My view as regards Bulgaria is that if Britain were to vote for Brexit, there is a chance that the financial crisis would come to a head slightly sooner, but I think the timing difference is marginal. Europe’s banking system is broken, its monetary policy a mess and its currency unstable. The term “Terminal Debt” has been coined. Extend and pretend can only last so long. At some point there will be an acknowledgement that the situation is terminal.
This matters for Bulgaria because it has relatively low levels of national debt and stands to lose heavily if there is disruption to the euro. Hard though this may be to accept, a currency crisis is always associated with rampant price inflation. Although presently mired in deflation, the euro could sink into an inflationary crisis quite easily.
Greece is clearly bankrupt, the troika have abandoned any hope of Greece being able to service its debt at all. They merely take as much money as they argue Greece can afford each year and construct an interest rate and repayment grace terms around this number.
Spain cannot stabilize its debt. Portugal’s debt is greater than Japan’s – above 400% of GDP. Ireland is little better off.
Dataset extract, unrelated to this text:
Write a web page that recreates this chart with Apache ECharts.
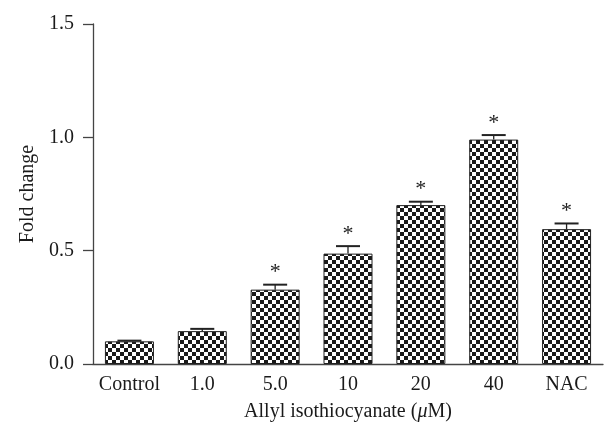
<!DOCTYPE html>
<html><head><meta charset="utf-8">
<script src="https://cdn.jsdelivr.net/npm/echarts@6/dist/echarts.min.js"></script>
<style>html,body{margin:0;padding:0;background:#fff}#c{width:605px;height:429px}</style>
</head><body><div id="c"></div>
<script>
const categories = ['Control','1.0','5.0','10','20','40','NAC'];
const values = [0.10, 0.145, 0.328, 0.487, 0.701, 0.99, 0.595];
const errUpper = [0.103, 0.155, 0.35, 0.52, 0.716, 1.01, 0.62];
const significant = [false, false, true, true, true, true, true];
const yTicks = [0, 0.5, 1.0, 1.5];

const tile = document.createElement('canvas');
tile.width = 8; tile.height = 8;
const tc = tile.getContext('2d');
tc.fillStyle = '#fff'; tc.fillRect(0,0,8,8);
tc.fillStyle = '#1a1a1a'; tc.fillRect(0,0,4,4); tc.fillRect(4,4,4,4);

const font = 'Liberation Serif';
const txt = '#1a1a1a';
const chart = echarts.init(document.getElementById('c'));
chart.setOption({
  animation: false,
  grid: {left: 93, right: 2, top: 24, bottom: 65, outerBoundsMode: 'none', containLabel: false},
  xAxis: {
    type: 'category', data: categories,
    axisLine: {lineStyle: {color: '#444', width: 1.3}},
    axisTick: {alignWithLabel: true, length: 8, lineStyle: {color: '#444', width: 1.3}},
    axisLabel: {fontFamily: font, fontSize: 20, color: txt, margin: 11, interval: 0, hideOverlap: false},
    name: 'Allyl isothiocyanate ({i|μ}M)', nameLocation: 'middle', nameGap: 38,
    nameTextStyle: {fontFamily: font, fontSize: 20, color: txt,
      rich: {i: {fontFamily: font, fontStyle: 'italic', fontSize: 20, color: txt}}}
  },
  yAxis: {
    type: 'value', min: 0, max: 1.5, interval: 0.5,
    axisLine: {show: true, lineStyle: {color: '#444', width: 1.3}},
    axisTick: {show: true, length: 10, lineStyle: {color: '#444', width: 1.3}},
    splitLine: {show: false},
    axisLabel: {fontFamily: font, fontSize: 20, color: txt, margin: 19,
      formatter: v => v.toFixed(1)},
    name: 'Fold change', nameLocation: 'middle', nameGap: 55,
    nameTextStyle: {fontFamily: font, fontSize: 20, color: txt}
  },
  series: [
    {type: 'bar', data: values, barWidth: 49,
     itemStyle: {color: {image: tile, repeat: 'repeat'}, borderColor: '#222', borderWidth: 1}},
    {type: 'custom', data: values.map((v,i)=>[i, v, errUpper[i], significant[i]?1:0]), z: 5,
     renderItem: function(params, api){
       const i = api.value(0);
       const top = api.coord([i, api.value(1)]);
       const up = api.coord([i, api.value(2)]);
       const children = [
         {type:'line', shape:{x1:top[0], y1:top[1], x2:up[0], y2:up[1]}, style:{stroke:'#222', lineWidth:1.3}},
         {type:'line', shape:{x1:up[0]-12, y1:up[1], x2:up[0]+12, y2:up[1]}, style:{stroke:'#222', lineWidth:2}}
       ];
       if (api.value(3)) {
         children.push({type:'text', style:{text:'*', x:up[0], y:up[1]-1, textAlign:'center', textVerticalAlign:'bottom', font:'22px "Liberation Serif"', fill:'#222'}});
       }
       return {type:'group', children};
     }}
  ]
});
</script></body></html>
This has led to mass unemployment across much of Europe, and this depression has no end in sight.
But this situation will not go on for ever. Something will snap. I suspect that one major country will break away. Germany’s Der Spiegel pleaded on Sunday for Britain to remain on the ground that, if it leaves, Germany will be unable to prevent Europe’s political culture shifting into belief in full scale state power over economies and redistribution. In other words, Germany believes the indebted countries seek to crank up their borrowings.
Germany has consistently been unhappy with loose ECB monetary policies which it sees as discouraging reforms in the above and other countries. Germany is unlikely to agree to a common fund to insure the deposits of customers of banks across Europe. Banking Union is therefore dead and fiscal integration unlikely to happen. This alone neuters the pro European federalists, and we have not even yet mentioned migration.
And yet the Remain campaign in the UK sees Europe as key to Britain’s future economic growth? Why has the media not responded to such claims with derision?
My view is that the sovereign debt and banking crisis are poorly understood by the media and completely beyond the comprehension most non-banking specialists. Accounting rule making has moved so far away from the traditional “true and fair” view of a bank’s profitability and solvency that no serious person claims to be able to assess a bank’s health from its accounts.
Germany puts up with this mess because of the politics of Europe and presumably also because it cannot see an alternative to its continued participation in the euro without itself suffering massive internal disruption, and sustaining huge losses given its 27% ownership of the ECB, which not only holds €3 trillion of paper debts much of which would default in these circumstances, but also owes Germany some €700 billion through the less obvious settlement system it operates on behalf of the eurosystem of national central banks.
As a fairly frequent visitor to Bulgaria and SE Europe I despair at the bland acceptance with which Bulgaria in particular responds to each phase of monetary loosening. Bulgaria should skilfully and diplomatically increase its borrowing and fund much needed improvements in infrastructure. Yes of course there are EU rules limiting borrowing. But one thing the crisis has shown us is that the financing techniques exist to circumvent almost any rule.